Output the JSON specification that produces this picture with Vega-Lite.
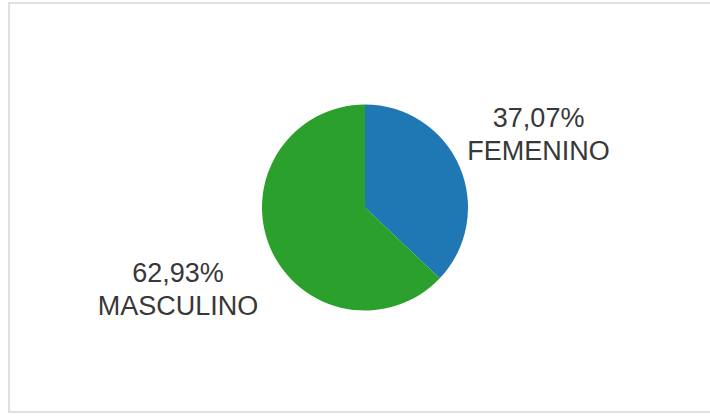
{
  "$schema": "https://vega.github.io/schema/vega-lite/v6.json",
  "width": 712,
  "height": 409,
  "autosize": "none",
  "padding": {"left": 9, "top": 3, "right": -11, "bottom": 4},
  "background": "white",
  "view": {"stroke": "#d6d6d6", "strokeWidth": 1.5},
  "data": {"values": [
    {"sexo": "FEMENINO", "pct": 37.07},
    {"sexo": "MASCULINO", "pct": 62.93}
  ]},
  "transform": [
    {"calculate": "replace(format(datum.pct, '.2f'), '.', ',') + '%\\n' + datum.sexo", "as": "label"}
  ],
  "encoding": {
    "theta": {"field": "pct", "type": "quantitative", "stack": true}
  },
  "layer": [
    {
      "mark": {"type": "arc", "outerRadius": 103},
      "encoding": {
        "color": {"field": "sexo", "type": "nominal", "scale": {"domain": ["FEMENINO", "MASCULINO"], "range": ["#1f77b4", "#2ca02c"]}, "legend": null}
      }
    },
    {
      "mark": {"type": "text", "font": "Liberation Sans", "fontSize": 27, "lineHeight": 33, "lineBreak": "\n", "color": "#383838", "align": "center", "baseline": "middle", "dy": -14},
      "encoding": {
        "text": {"field": "label", "type": "nominal"},
        "radius": {"field": "pct", "type": "quantitative", "scale": {"domain": [37.07, 62.93], "range": [189, 203.5], "zero": false}}
      }
    }
  ]
}
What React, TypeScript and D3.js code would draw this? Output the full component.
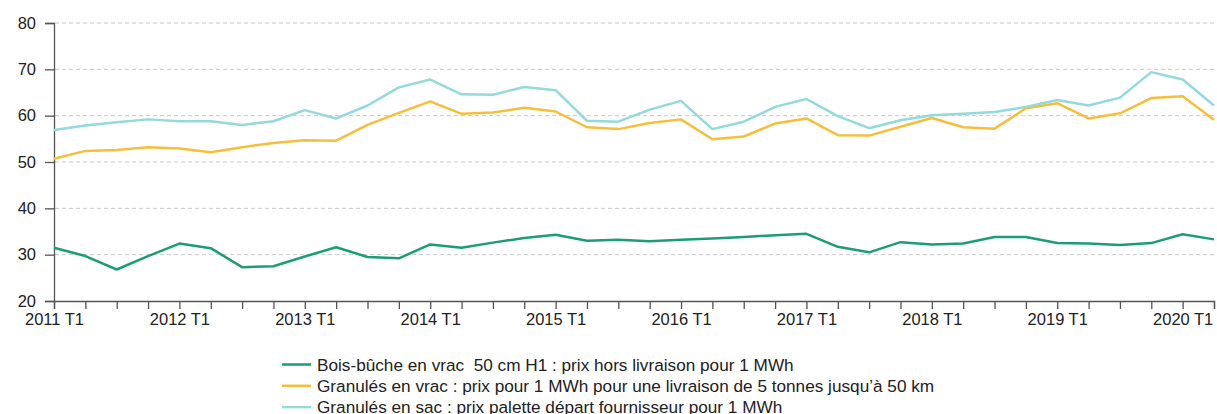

◆ Aim: Leave out every picture and copy the rest of the records exactly.

◆ Task answer:
Output the JSON specification that produces this picture with Vega-Lite.
{
  "$schema": "https://vega.github.io/schema/vega-lite/v6.json",
  "width": 712,
  "height": 409,
  "autosize": "none",
  "padding": {"left": 9, "top": 3, "right": -11, "bottom": 4},
  "background": "white",
  "view": {"stroke": "#d6d6d6", "strokeWidth": 1.5},
  "data": {"values": [
    {"sexo": "FEMENINO", "pct": 37.07},
    {"sexo": "MASCULINO", "pct": 62.93}
  ]},
  "transform": [
    {"calculate": "replace(format(datum.pct, '.2f'), '.', ',') + '%\\n' + datum.sexo", "as": "label"}
  ],
  "encoding": {
    "theta": {"field": "pct", "type": "quantitative", "stack": true}
  },
  "layer": [
    {
      "mark": {"type": "arc", "outerRadius": 103},
      "encoding": {
        "color": {"field": "sexo", "type": "nominal", "scale": {"domain": ["FEMENINO", "MASCULINO"], "range": ["#1f77b4", "#2ca02c"]}, "legend": null}
      }
    },
    {
      "mark": {"type": "text", "font": "Liberation Sans", "fontSize": 27, "lineHeight": 33, "lineBreak": "\n", "color": "#383838", "align": "center", "baseline": "middle", "dy": -14},
      "encoding": {
        "text": {"field": "label", "type": "nominal"},
        "radius": {"field": "pct", "type": "quantitative", "scale": {"domain": [37.07, 62.93], "range": [189, 203.5], "zero": false}}
      }
    }
  ]
}
What React, TypeScript and D3.js code would draw this? Output the full component.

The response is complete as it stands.